Supplied information
• • • • • • •

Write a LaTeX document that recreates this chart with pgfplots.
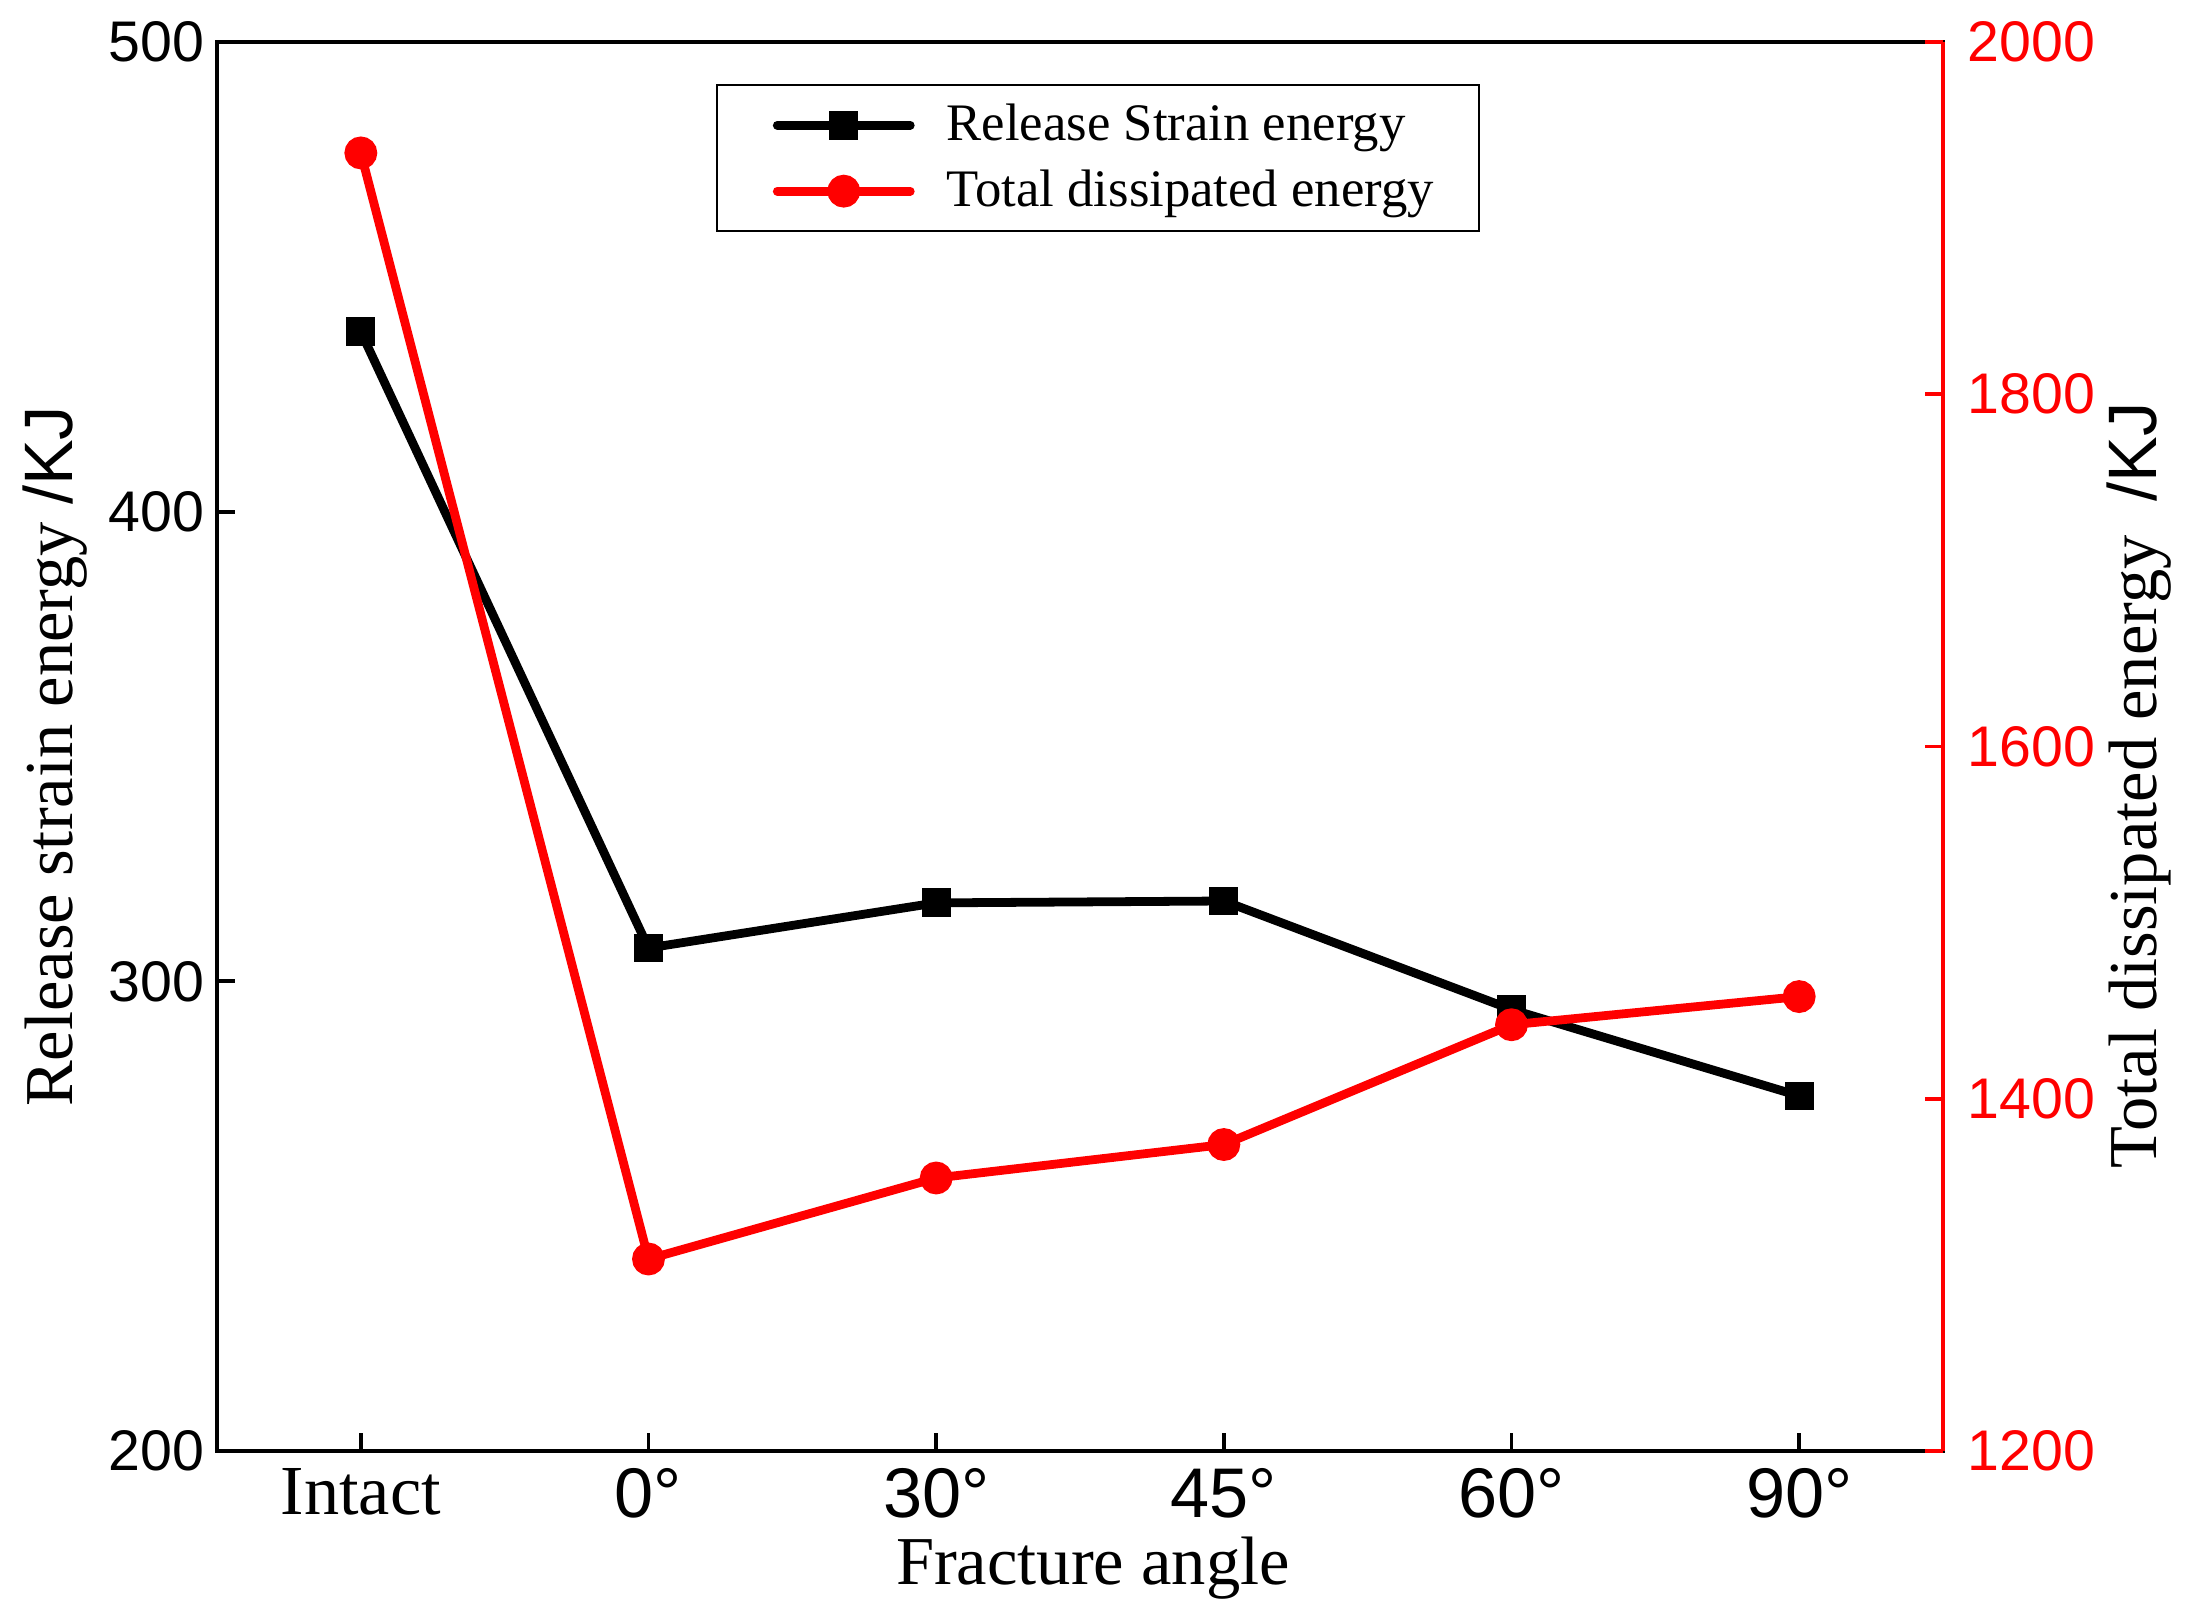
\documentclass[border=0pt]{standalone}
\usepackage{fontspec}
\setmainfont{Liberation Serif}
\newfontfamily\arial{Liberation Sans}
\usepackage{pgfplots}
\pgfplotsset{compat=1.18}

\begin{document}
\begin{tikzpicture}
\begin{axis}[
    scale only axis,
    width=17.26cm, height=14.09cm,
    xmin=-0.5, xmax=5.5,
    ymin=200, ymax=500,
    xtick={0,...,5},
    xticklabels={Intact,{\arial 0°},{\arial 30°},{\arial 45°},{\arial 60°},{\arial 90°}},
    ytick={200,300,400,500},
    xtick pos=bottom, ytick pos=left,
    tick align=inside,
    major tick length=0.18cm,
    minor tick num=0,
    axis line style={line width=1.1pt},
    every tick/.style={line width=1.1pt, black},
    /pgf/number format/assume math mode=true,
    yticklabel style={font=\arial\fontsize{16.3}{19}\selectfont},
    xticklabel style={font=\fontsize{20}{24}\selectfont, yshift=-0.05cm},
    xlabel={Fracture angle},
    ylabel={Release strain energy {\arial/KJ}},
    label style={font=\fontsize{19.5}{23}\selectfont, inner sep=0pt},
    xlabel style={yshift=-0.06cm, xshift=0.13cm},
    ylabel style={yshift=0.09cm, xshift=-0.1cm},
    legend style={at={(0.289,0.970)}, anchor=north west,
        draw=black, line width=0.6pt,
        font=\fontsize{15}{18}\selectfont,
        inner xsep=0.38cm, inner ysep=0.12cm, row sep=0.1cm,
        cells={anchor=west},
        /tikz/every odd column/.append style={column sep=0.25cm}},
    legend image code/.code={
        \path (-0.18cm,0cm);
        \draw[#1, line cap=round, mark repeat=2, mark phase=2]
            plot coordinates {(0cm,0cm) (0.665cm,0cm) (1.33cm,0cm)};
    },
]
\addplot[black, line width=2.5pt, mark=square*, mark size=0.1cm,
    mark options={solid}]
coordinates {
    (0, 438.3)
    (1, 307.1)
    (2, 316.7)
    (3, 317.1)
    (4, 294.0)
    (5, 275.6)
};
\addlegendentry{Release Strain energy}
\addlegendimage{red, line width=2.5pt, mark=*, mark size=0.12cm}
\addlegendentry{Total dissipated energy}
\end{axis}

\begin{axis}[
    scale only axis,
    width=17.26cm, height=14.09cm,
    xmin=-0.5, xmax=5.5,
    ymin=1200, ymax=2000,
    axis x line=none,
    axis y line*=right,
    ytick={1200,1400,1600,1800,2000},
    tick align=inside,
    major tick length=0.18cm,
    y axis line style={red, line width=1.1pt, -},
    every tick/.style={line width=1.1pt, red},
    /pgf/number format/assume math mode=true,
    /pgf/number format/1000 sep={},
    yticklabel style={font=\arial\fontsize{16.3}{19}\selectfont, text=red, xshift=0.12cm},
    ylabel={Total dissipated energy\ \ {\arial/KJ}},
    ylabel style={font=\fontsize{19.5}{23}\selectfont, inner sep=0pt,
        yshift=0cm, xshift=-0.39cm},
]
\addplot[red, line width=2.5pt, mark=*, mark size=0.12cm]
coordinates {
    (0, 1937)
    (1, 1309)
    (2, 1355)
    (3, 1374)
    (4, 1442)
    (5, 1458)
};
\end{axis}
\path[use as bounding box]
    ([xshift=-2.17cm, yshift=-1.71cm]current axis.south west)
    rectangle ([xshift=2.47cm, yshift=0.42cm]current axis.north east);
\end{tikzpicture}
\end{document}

• • • • • • •

Stated goal
Transcribe the preceding listing in its entirety and with exact wording, leaving out pictures.

Response to the task
Write a LaTeX document that recreates this chart with pgfplots.
\documentclass[border=0pt]{standalone}
\usepackage{fontspec}
\setmainfont{Liberation Serif}
\newfontfamily\arial{Liberation Sans}
\usepackage{pgfplots}
\pgfplotsset{compat=1.18}

\begin{document}
\begin{tikzpicture}
\begin{axis}[
    scale only axis,
    width=17.26cm, height=14.09cm,
    xmin=-0.5, xmax=5.5,
    ymin=200, ymax=500,
    xtick={0,...,5},
    xticklabels={Intact,{\arial 0°},{\arial 30°},{\arial 45°},{\arial 60°},{\arial 90°}},
    ytick={200,300,400,500},
    xtick pos=bottom, ytick pos=left,
    tick align=inside,
    major tick length=0.18cm,
    minor tick num=0,
    axis line style={line width=1.1pt},
    every tick/.style={line width=1.1pt, black},
    /pgf/number format/assume math mode=true,
    yticklabel style={font=\arial\fontsize{16.3}{19}\selectfont},
    xticklabel style={font=\fontsize{20}{24}\selectfont, yshift=-0.05cm},
    xlabel={Fracture angle},
    ylabel={Release strain energy {\arial/KJ}},
    label style={font=\fontsize{19.5}{23}\selectfont, inner sep=0pt},
    xlabel style={yshift=-0.06cm, xshift=0.13cm},
    ylabel style={yshift=0.09cm, xshift=-0.1cm},
    legend style={at={(0.289,0.970)}, anchor=north west,
        draw=black, line width=0.6pt,
        font=\fontsize{15}{18}\selectfont,
        inner xsep=0.38cm, inner ysep=0.12cm, row sep=0.1cm,
        cells={anchor=west},
        /tikz/every odd column/.append style={column sep=0.25cm}},
    legend image code/.code={
        \path (-0.18cm,0cm);
        \draw[#1, line cap=round, mark repeat=2, mark phase=2]
            plot coordinates {(0cm,0cm) (0.665cm,0cm) (1.33cm,0cm)};
    },
]
\addplot[black, line width=2.5pt, mark=square*, mark size=0.1cm,
    mark options={solid}]
coordinates {
    (0, 438.3)
    (1, 307.1)
    (2, 316.7)
    (3, 317.1)
    (4, 294.0)
    (5, 275.6)
};
\addlegendentry{Release Strain energy}
\addlegendimage{red, line width=2.5pt, mark=*, mark size=0.12cm}
\addlegendentry{Total dissipated energy}
\end{axis}

\begin{axis}[
    scale only axis,
    width=17.26cm, height=14.09cm,
    xmin=-0.5, xmax=5.5,
    ymin=1200, ymax=2000,
    axis x line=none,
    axis y line*=right,
    ytick={1200,1400,1600,1800,2000},
    tick align=inside,
    major tick length=0.18cm,
    y axis line style={red, line width=1.1pt, -},
    every tick/.style={line width=1.1pt, red},
    /pgf/number format/assume math mode=true,
    /pgf/number format/1000 sep={},
    yticklabel style={font=\arial\fontsize{16.3}{19}\selectfont, text=red, xshift=0.12cm},
    ylabel={Total dissipated energy\ \ {\arial/KJ}},
    ylabel style={font=\fontsize{19.5}{23}\selectfont, inner sep=0pt,
        yshift=0cm, xshift=-0.39cm},
]
\addplot[red, line width=2.5pt, mark=*, mark size=0.12cm]
coordinates {
    (0, 1937)
    (1, 1309)
    (2, 1355)
    (3, 1374)
    (4, 1442)
    (5, 1458)
};
\end{axis}
\path[use as bounding box]
    ([xshift=-2.17cm, yshift=-1.71cm]current axis.south west)
    rectangle ([xshift=2.47cm, yshift=0.42cm]current axis.north east);
\end{tikzpicture}
\end{document}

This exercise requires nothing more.